Dataset extract:
◇ ◇ ◇

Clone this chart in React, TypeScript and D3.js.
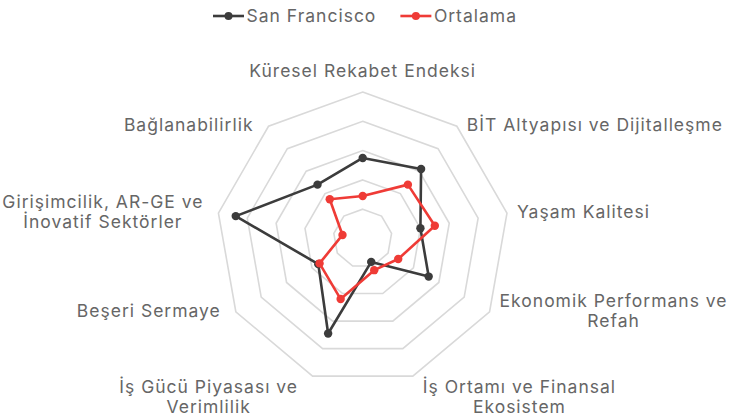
import React, { useEffect, useRef } from "react";
import * as d3 from "d3";

const categories: string[][] = [
  ["Küresel Rekabet Endeksi"],
  ["BİT Altyapısı ve Dijitalleşme"],
  ["Yaşam Kalitesi"],
  ["Ekonomik Performans ve", "Refah"],
  ["İş Ortamı ve Finansal", "Ekosistem"],
  ["İş Gücü Piyasası ve", "Verimlilik"],
  ["Beşeri Sermaye"],
  ["Girişimcilik, AR-GE ve", "İnovatif Sektörler"],
  ["Bağlanabilirlik"],
];

const sanFrancisco: number[] = [55, 62, 40, 52, 17, 69, 35, 88, 48];
const ortalama: number[] = [29, 48, 50, 28, 23, 44, 34, 14, 35];
const gridLevels: number[] = [20, 40, 60, 80, 100];
const seriesNames: string[] = ["San Francisco", "Ortalama"];
const seriesColors: string[] = ["#3c3c3c", "#ef3b36"];

const W = 739;
const H = 420;
const CX = 362.7;
const CY = 238.5;
const R = 146.5;
const FONT = "Inter, 'Open Sans', sans-serif";
const FS = 17.5;
const LS = 1.0;
const LH = 20.5;
const TEXT = "#666666";
const LEGEND_CX = 365;

export default function App() {
  const ref = useRef<SVGSVGElement | null>(null);

  useEffect(() => {
    const svg = d3.select(ref.current);
    svg.selectAll("*").remove();
    const n = categories.length;
    const r = d3.scaleLinear().domain([0, 100]).range([0, R]);
    const angle = d3
      .scaleLinear()
      .domain([0, n])
      .range([-Math.PI / 2, (3 * Math.PI) / 2]);
    const pt = (i: number, v: number): [number, number] => [
      CX + r(v) * Math.cos(angle(i)),
      CY + r(v) * Math.sin(angle(i)),
    ];

    const g = svg.append("g");
    gridLevels.forEach((lv) => {
      const pts = d3.range(n).map((i) => pt(i, lv));
      g.append("path")
        .attr("d", d3.line().curve(d3.curveLinearClosed)(pts) as string)
        .attr("fill", "none")
        .attr("stroke", "#d9d9d9")
        .attr("stroke-width", 1.6);
    });

    const allSeries = [sanFrancisco, ortalama];
    allSeries.forEach((vals, si) => {
      const pts = vals.map((v, i) => pt(i, v));
      g.append("path")
        .attr("d", d3.line().curve(d3.curveLinearClosed)(pts) as string)
        .attr("fill", "none")
        .attr("stroke", seriesColors[si])
        .attr("stroke-width", 2.6)
        .attr("stroke-linejoin", "round");
      g.selectAll(null)
        .data(pts)
        .enter()
        .append("circle")
        .attr("cx", (d) => d[0])
        .attr("cy", (d) => d[1])
        .attr("r", 4.2)
        .attr("fill", seriesColors[si]);
    });

    categories.forEach((lines, i) => {
      const a = angle(i);
      const [vx, vy] = pt(i, 100);
      const c = Math.cos(a);
      const s = Math.sin(a);
      const t = g
        .append("text")
        .attr("font-family", FONT)
        .attr("font-size", FS)
        .attr("letter-spacing", LS)
        .attr("fill", TEXT);
      const spans = lines.map((ln) => t.append("tspan").text(ln));
      const widths = spans.map((sp) => (sp.node() as SVGTSpanElement).getComputedTextLength());
      const bw = Math.max(...widths);
      let cxText: number;
      if (Math.abs(c) < 0.05) cxText = vx;
      else if (c > 0) cxText = vx + 10 + bw / 2;
      else cxText = vx - 15 - bw / 2;
      let firstBase: number;
      const nl = lines.length;
      if (s < -0.9) firstBase = vy - 15 - (nl - 1) * LH;
      else if (s > 0.9) firstBase = vy + 16.5;
      else firstBase = vy - 1 - ((nl - 1) * LH) / 2 + 6;
      spans.forEach((sp, k) => {
        sp.attr("x", cxText)
          .attr("y", firstBase + k * LH)
          .attr("text-anchor", "middle");
      });
    });

    const legend = svg.append("g");
    const items = seriesNames.map((name, si) => {
      const gi = legend.append("g");
      gi.append("line")
        .attr("x1", 0)
        .attr("x2", 31)
        .attr("y1", 0)
        .attr("y2", 0)
        .attr("stroke", seriesColors[si])
        .attr("stroke-width", 2.6);
      gi.append("circle").attr("cx", 15.5).attr("cy", 0).attr("r", 4).attr("fill", seriesColors[si]);
      const tx = gi
        .append("text")
        .attr("x", 33.5)
        .attr("y", 6)
        .attr("font-family", FONT)
        .attr("font-size", FS)
        .attr("letter-spacing", LS)
        .attr("fill", TEXT)
        .text(name);
      const w = 33.5 + (tx.node() as SVGTextElement).getComputedTextLength();
      return { gi, w };
    });
    const gap = 24;
    const total = items.reduce((acc, it) => acc + it.w, 0) + gap * (items.length - 1);
    let x0 = LEGEND_CX - total / 2;
    items.forEach((it) => {
      it.gi.attr("transform", `translate(${x0},16)`);
      x0 += it.w + gap;
    });
  }, []);

  return (
    <svg
      ref={ref}
      width={W}
      height={H}
      style={{ position: "fixed", left: 0, top: 0, background: "#fff" }}
    />
  );
}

◇ ◇ ◇

Directions for this task:
Without any pictures, reproduce the lines from the first one in the material through the line that has "const ref = useRef<SVGSVGElement", exactly as they appear.

Completed exercise:
Clone this chart in React, TypeScript and D3.js.
import React, { useEffect, useRef } from "react";
import * as d3 from "d3";

const categories: string[][] = [
  ["Küresel Rekabet Endeksi"],
  ["BİT Altyapısı ve Dijitalleşme"],
  ["Yaşam Kalitesi"],
  ["Ekonomik Performans ve", "Refah"],
  ["İş Ortamı ve Finansal", "Ekosistem"],
  ["İş Gücü Piyasası ve", "Verimlilik"],
  ["Beşeri Sermaye"],
  ["Girişimcilik, AR-GE ve", "İnovatif Sektörler"],
  ["Bağlanabilirlik"],
];

const sanFrancisco: number[] = [55, 62, 40, 52, 17, 69, 35, 88, 48];
const ortalama: number[] = [29, 48, 50, 28, 23, 44, 34, 14, 35];
const gridLevels: number[] = [20, 40, 60, 80, 100];
const seriesNames: string[] = ["San Francisco", "Ortalama"];
const seriesColors: string[] = ["#3c3c3c", "#ef3b36"];

const W = 739;
const H = 420;
const CX = 362.7;
const CY = 238.5;
const R = 146.5;
const FONT = "Inter, 'Open Sans', sans-serif";
const FS = 17.5;
const LS = 1.0;
const LH = 20.5;
const TEXT = "#666666";
const LEGEND_CX = 365;

export default function App() {
  const ref = useRef<SVGSVGElement | null>(null);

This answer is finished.